George Peoples

No. 22, 35, 38
- Position: Fullback

Personal information
- Born: August 25, 1960 Tampa, Florida, U.S.
- Died: November 22, 2003 (aged 43) Tampa, Florida, U.S.
- Listed height: 6 ft 0 in (1.83 m)
- Listed weight: 214 lb (97 kg)

Career information
- High school: C. Leon King (Tampa)
- College: Auburn
- NFL draft: 1982: 8th round, 216th overall pick

Career history
- Dallas Cowboys (1982); New England Patriots (1983); Tampa Bay Buccaneers (1984–1985);

Career NFL statistics
- Games played: 32
- Rushing attempts: 8
- Rushing yards: 24
- Stats at Pro Football Reference

= George Peoples =

American football player (1960-–2003)

George Evans Peoples (August 25, 1960 – November 22, 2003) was an American professional football player who was a running back in the National Football League (NFL) for the Dallas Cowboys (1982), New England Patriots (1983), Tampa Bay Buccaneers (1984–1985). He played college football for Auburn Tigers.

==Early life==
Peoples attended C. Leon King High School, where he was an All-American running back. He accepted a football scholarship from Auburn University.
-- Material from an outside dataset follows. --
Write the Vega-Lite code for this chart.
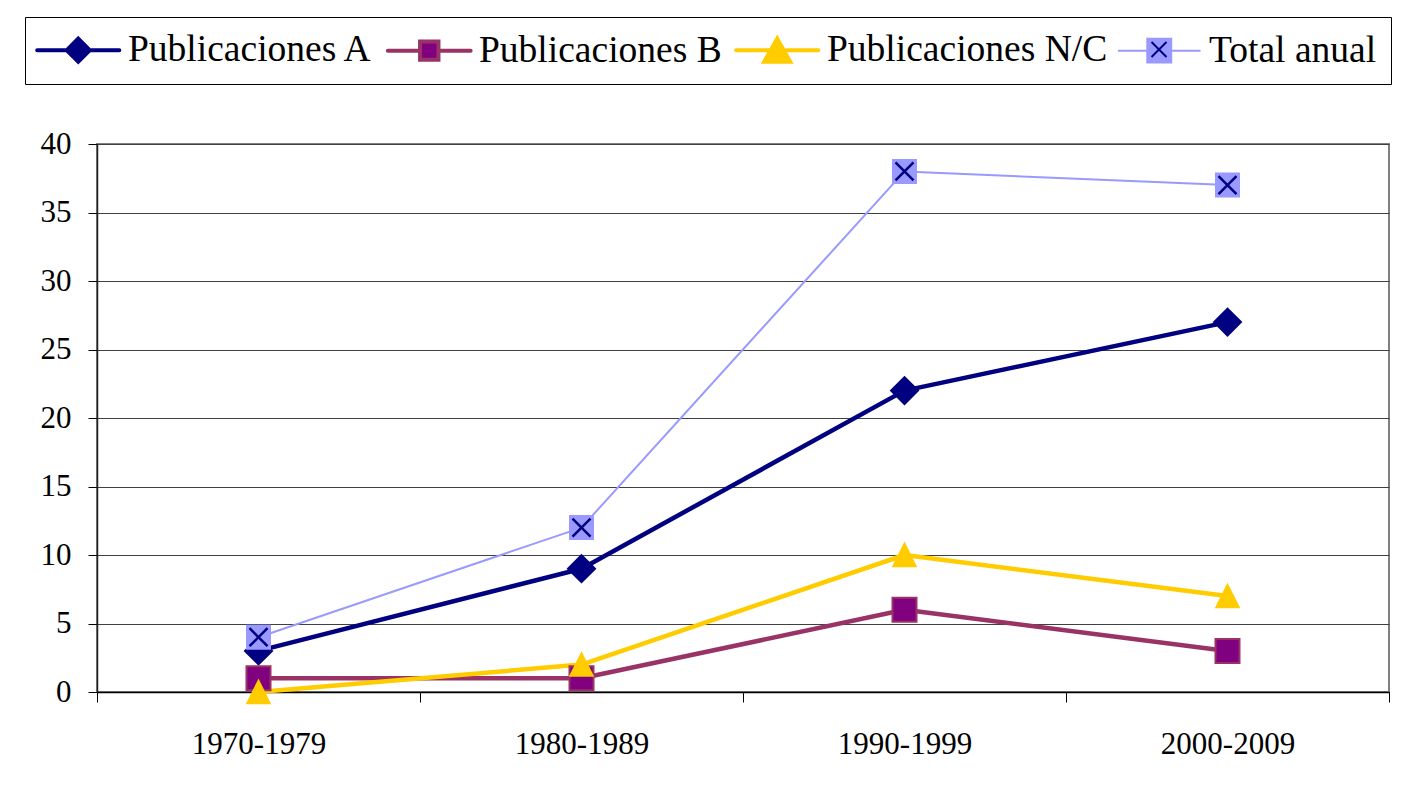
{
  "$schema": "https://vega.github.io/schema/vega-lite/v6.json",
  "width": 1292,
  "height": 548,
  "autosize": {"type": "none"},
  "padding": {"left": 97, "top": 144, "right": 14, "bottom": 107},
  "background": "white",
  "config": {
    "view": {"stroke": "#808080", "strokeWidth": 2},
    "font": "Liberation Serif",
    "axis": {"labelFont": "Liberation Serif", "labelColor": "#000", "tickColor": "#000", "domainColor": "#222", "domainWidth": 1.5, "title": null}
  },
  "data": {
    "values": [
      {"periodo": "1970-1979", "serie": "Publicaciones A", "valor": 3},
      {"periodo": "1980-1989", "serie": "Publicaciones A", "valor": 9},
      {"periodo": "1990-1999", "serie": "Publicaciones A", "valor": 22},
      {"periodo": "2000-2009", "serie": "Publicaciones A", "valor": 27},
      {"periodo": "1970-1979", "serie": "Publicaciones B", "valor": 1},
      {"periodo": "1980-1989", "serie": "Publicaciones B", "valor": 1},
      {"periodo": "1990-1999", "serie": "Publicaciones B", "valor": 6},
      {"periodo": "2000-2009", "serie": "Publicaciones B", "valor": 3},
      {"periodo": "1970-1979", "serie": "Publicaciones N/C", "valor": 0},
      {"periodo": "1980-1989", "serie": "Publicaciones N/C", "valor": 2},
      {"periodo": "1990-1999", "serie": "Publicaciones N/C", "valor": 10},
      {"periodo": "2000-2009", "serie": "Publicaciones N/C", "valor": 7},
      {"periodo": "1970-1979", "serie": "Total anual", "valor": 4},
      {"periodo": "1980-1989", "serie": "Total anual", "valor": 12},
      {"periodo": "1990-1999", "serie": "Total anual", "valor": 38},
      {"periodo": "2000-2009", "serie": "Total anual", "valor": 37}
    ]
  },
  "encoding": {
    "x": {
      "field": "periodo", "type": "nominal",
      "sort": ["1970-1979", "1980-1989", "1990-1999", "2000-2009"],
      "scale": {"type": "band", "paddingInner": 0, "paddingOuter": 0},
      "axis": {"labelAngle": 0, "tickBand": "extent", "labelFontSize": 31, "labelPadding": 27, "tickSize": 10, "grid": false, "domainColor": "#000"}
    },
    "y": {
      "field": "valor", "type": "quantitative",
      "scale": {"domain": [0, 40], "nice": false},
      "axis": {"values": [0, 5, 10, 15, 20, 25, 30, 35, 40], "labelFontSize": 31, "labelPadding": 17, "tickSize": 9, "grid": true, "gridColor": "#404040", "gridWidth": 1}
    }
  },
  "layer": [
    {
      "transform": [{"filter": "datum.serie != 'Total anual'"}],
      "mark": {"type": "line", "strokeJoin": "round", "strokeWidth": 4.5},
      "encoding": {
        "stroke": {
          "field": "serie", "type": "nominal",
          "scale": {"domain": ["Publicaciones A", "Publicaciones B", "Publicaciones N/C", "Total anual"], "range": ["#000080", "#993366", "#FFCC00", "#9999FF"]},
          "legend": {
            "title": null, "orient": "none", "legendX": -72, "legendY": -127, "direction": "horizontal", "columns": 4,
            "padding": 14, "strokeColor": "#000", "fillColor": "#fff",
            "labelFont": "Liberation Serif", "labelFontSize": 37.5, "labelColor": "#000", "labelLimit": 600,
            "labelOffset": 31, "symbolOffset": 20.5, "columnPadding": 6, "symbolSize": 529, "symbolStrokeWidth": 4,
            "encode": {
              "symbols": {
                "update": {
                  "shape": {"signal": "datum.value == 'Publicaciones A' ? 'M-3.57,0H-1M1,0H3.57M0,-1L1,0L0,1L-1,0Z' : datum.value == 'Publicaciones B' ? 'M-3.6,0H-0.8M0.8,0H3.6M-0.8,-0.8H0.8V0.8H-0.8Z' : datum.value == 'Publicaciones N/C' ? 'M-3.57,0H-0.57M0.57,0H3.57M0,-1L1.13,1H-1.13Z' : 'M-3.52,0H-1.04M1.04,0H3.52M-1.04,-1.04H1.04V1.04H-1.04Z'"},
                  "fill": {"signal": "datum.value == 'Publicaciones A' ? '#000080' : datum.value == 'Publicaciones B' ? '#800080' : datum.value == 'Publicaciones N/C' ? '#FFCC00' : '#9999FF'"},
                  "strokeWidth": {"signal": "datum.value == 'Total anual' ? 2 : 4"},
                  "strokeCap": {"value": "round"},
                  "opacity": {"value": 1}
                }
              }
            }
          }
        }
      }
    },
    {
      "transform": [{"filter": "datum.serie == 'Total anual'"}],
      "mark": {"type": "line", "strokeJoin": "round", "strokeWidth": 2},
      "encoding": {
        "stroke": {"field": "serie", "type": "nominal"}
      }
    },
    {
      "transform": [{"filter": "datum.serie == 'Publicaciones A'"}],
      "mark": {"type": "point", "filled": true, "shape": "diamond", "size": 729, "fill": "#000080", "stroke": "#000080", "strokeWidth": 2, "opacity": 1}
    },
    {
      "transform": [{"filter": "datum.serie == 'Publicaciones B'"}],
      "mark": {"type": "point", "filled": true, "shape": "square", "size": 576, "fill": "#800080", "stroke": "#993366", "strokeWidth": 2, "opacity": 1}
    },
    {
      "transform": [{"filter": "datum.serie == 'Publicaciones N/C'"}],
      "mark": {"type": "point", "filled": true, "shape": "M0,-1L1,1L-1,1Z", "size": 500, "fill": "#FFCC00", "stroke": "#FFCC00", "strokeWidth": 2, "opacity": 1}
    },
    {
      "transform": [{"filter": "datum.serie == 'Total anual'"}],
      "mark": {"type": "point", "filled": true, "shape": "square", "size": 529, "fill": "#9999FF", "stroke": "#9999FF", "strokeWidth": 2, "opacity": 1}
    },
    {
      "transform": [{"filter": "datum.serie == 'Total anual'"}],
      "mark": {"type": "point", "filled": false, "stroke": "#000080", "strokeWidth": 2.5, "size": 324, "opacity": 1},
      "encoding": {
        "shape": {
          "field": "serie", "type": "nominal",
          "scale": {"domain": ["Total anual"], "range": ["M-1,-1L1,1M-1,1L1,-1"]},
          "legend": {
            "title": null, "orient": "none", "legendX": 1053.5, "legendY": -103, "padding": 0,
            "labelExpr": "''", "labelFontSize": 1, "symbolSize": 225, "symbolStrokeWidth": 2,
            "symbolStrokeColor": "#000080", "symbolFillColor": "transparent"
          }
        }
      }
    }
  ]
}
He became a starter as a junior when he replaced the graduated Joe Cribbs. He registered 443 rushing yards (second on the team) on 96 carries (5.6 average) and was mainly used as a blocking fullback.

In his final year, the team implemented a wishbone offense under new head coach Pat Dye. He displayed his great blocking ability, while rushing for 442 yards, including a 63-yard rushing touchdown against the University of Alabama. At the end of the season, he received the team's offensive player of the year award.

He finished his college career with 1,085 rushing yards (239 carries) and 3 touchdowns. He also lettered in track and field.

==Professional career==

===Dallas Cowboys===
Peoples was selected by the Dallas Cowboys in the eighth round (216th overall) of the 1982 NFL draft. He had a great pre-season, that included a 79-yard reception for a touchdown from quarterback Gary Hogeboom against the New England Patriots. As a rookie, he played mainly on special teams in 8 games during the strike-shortened season. He was waived on August 27, 1983.

===New England Patriots===
On August 30, 1983, he was claimed off waivers by the New England Patriots to replace an injured Larry Cowan and went on to record 9 special teams tackles. He was released on August 27, 1984.

===Tampa Bay Buccaneers===
The Tampa Bay Buccaneers signed him as a free agent on November 6, 1984, to provide depth in the backfield. He was cut on September 2, 1985, only to be brought back on December 13. He wasn't re-signed at the end of the year.

==Personal life==
On November 23, 2003, he was found dead in a motel room in Tampa Bay, Florida.